Show all lines of the listing that hold the word "chart".

** Start of DATA SECTION **

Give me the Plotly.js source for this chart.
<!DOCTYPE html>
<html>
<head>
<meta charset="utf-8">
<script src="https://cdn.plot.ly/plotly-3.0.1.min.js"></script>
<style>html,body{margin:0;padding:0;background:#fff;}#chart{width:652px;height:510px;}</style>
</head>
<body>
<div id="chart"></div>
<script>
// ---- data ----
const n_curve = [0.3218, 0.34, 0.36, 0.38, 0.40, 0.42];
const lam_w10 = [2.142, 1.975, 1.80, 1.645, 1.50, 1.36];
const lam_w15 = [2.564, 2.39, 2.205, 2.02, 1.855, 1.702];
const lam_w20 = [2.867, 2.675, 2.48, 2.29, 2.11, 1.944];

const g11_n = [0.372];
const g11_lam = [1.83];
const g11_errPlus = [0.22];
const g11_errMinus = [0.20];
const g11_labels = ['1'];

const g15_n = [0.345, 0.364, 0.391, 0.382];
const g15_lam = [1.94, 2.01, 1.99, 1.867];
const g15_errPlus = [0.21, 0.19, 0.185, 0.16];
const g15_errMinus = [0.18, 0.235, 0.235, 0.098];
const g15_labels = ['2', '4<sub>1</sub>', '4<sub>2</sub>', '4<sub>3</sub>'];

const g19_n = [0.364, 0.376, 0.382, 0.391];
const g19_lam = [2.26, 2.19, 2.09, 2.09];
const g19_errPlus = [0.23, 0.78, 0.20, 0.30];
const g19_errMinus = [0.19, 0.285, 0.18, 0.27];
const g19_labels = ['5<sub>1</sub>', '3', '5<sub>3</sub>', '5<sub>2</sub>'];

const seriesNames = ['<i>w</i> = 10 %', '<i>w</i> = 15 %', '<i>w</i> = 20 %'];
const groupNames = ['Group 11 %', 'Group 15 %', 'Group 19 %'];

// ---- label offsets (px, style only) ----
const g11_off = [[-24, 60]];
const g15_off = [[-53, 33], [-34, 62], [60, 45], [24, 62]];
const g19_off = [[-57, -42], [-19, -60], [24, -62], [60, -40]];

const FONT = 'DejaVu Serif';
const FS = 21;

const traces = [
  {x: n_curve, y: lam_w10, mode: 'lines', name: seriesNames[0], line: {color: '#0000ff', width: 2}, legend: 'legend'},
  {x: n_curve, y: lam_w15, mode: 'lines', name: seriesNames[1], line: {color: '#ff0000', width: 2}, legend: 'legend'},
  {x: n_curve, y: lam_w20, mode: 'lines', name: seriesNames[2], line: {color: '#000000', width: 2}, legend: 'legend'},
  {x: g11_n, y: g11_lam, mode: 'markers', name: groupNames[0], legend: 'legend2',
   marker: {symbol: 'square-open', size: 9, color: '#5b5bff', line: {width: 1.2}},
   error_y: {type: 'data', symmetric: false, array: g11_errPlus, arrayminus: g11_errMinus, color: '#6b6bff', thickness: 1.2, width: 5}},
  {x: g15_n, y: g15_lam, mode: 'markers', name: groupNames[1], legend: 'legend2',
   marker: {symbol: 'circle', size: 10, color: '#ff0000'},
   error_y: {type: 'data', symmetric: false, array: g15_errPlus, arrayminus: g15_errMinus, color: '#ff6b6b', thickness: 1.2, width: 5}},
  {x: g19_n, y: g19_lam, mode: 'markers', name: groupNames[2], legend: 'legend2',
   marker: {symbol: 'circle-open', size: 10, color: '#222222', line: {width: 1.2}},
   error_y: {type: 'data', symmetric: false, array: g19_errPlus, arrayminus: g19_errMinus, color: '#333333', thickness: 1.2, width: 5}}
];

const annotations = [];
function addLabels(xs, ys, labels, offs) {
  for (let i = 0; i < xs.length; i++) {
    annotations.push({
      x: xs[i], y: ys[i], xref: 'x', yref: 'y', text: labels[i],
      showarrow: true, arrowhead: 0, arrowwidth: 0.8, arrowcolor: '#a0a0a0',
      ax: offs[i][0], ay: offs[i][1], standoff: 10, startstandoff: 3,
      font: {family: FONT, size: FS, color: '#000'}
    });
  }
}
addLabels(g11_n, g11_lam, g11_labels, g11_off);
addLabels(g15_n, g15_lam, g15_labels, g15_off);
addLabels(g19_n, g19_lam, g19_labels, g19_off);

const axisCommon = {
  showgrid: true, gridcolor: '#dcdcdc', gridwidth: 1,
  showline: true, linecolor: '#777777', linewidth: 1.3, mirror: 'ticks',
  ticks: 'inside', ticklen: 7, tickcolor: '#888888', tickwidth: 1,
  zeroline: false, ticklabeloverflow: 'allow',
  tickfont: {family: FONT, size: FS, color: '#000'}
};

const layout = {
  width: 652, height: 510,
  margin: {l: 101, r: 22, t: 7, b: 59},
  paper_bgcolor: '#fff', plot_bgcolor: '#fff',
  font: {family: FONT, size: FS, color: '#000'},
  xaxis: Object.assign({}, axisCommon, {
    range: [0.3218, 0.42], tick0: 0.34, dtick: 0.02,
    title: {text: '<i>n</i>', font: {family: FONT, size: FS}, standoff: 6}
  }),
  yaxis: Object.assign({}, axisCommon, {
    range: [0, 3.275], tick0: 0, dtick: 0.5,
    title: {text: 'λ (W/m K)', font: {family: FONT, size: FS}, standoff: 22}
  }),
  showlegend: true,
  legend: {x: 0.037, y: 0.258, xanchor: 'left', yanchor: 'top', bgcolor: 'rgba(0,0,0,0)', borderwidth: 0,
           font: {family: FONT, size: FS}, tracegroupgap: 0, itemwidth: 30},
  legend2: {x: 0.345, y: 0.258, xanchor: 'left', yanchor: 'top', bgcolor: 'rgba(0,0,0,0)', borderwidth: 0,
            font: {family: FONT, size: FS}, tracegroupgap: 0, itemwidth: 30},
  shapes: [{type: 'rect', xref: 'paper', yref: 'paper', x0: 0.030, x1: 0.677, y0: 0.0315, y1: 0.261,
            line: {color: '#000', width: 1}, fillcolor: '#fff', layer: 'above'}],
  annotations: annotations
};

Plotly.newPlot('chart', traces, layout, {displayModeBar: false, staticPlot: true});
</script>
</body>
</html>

** End of DATA SECTION **

**WRITTEN RESPONSE**
Give me the Plotly.js source for this chart.
<style>html,body{margin:0;padding:0;background:#fff;}#chart{width:652px;height:510px;}</style>
<div id="chart"></div>
Plotly.newPlot('chart', traces, layout, {displayModeBar: false, staticPlot: true});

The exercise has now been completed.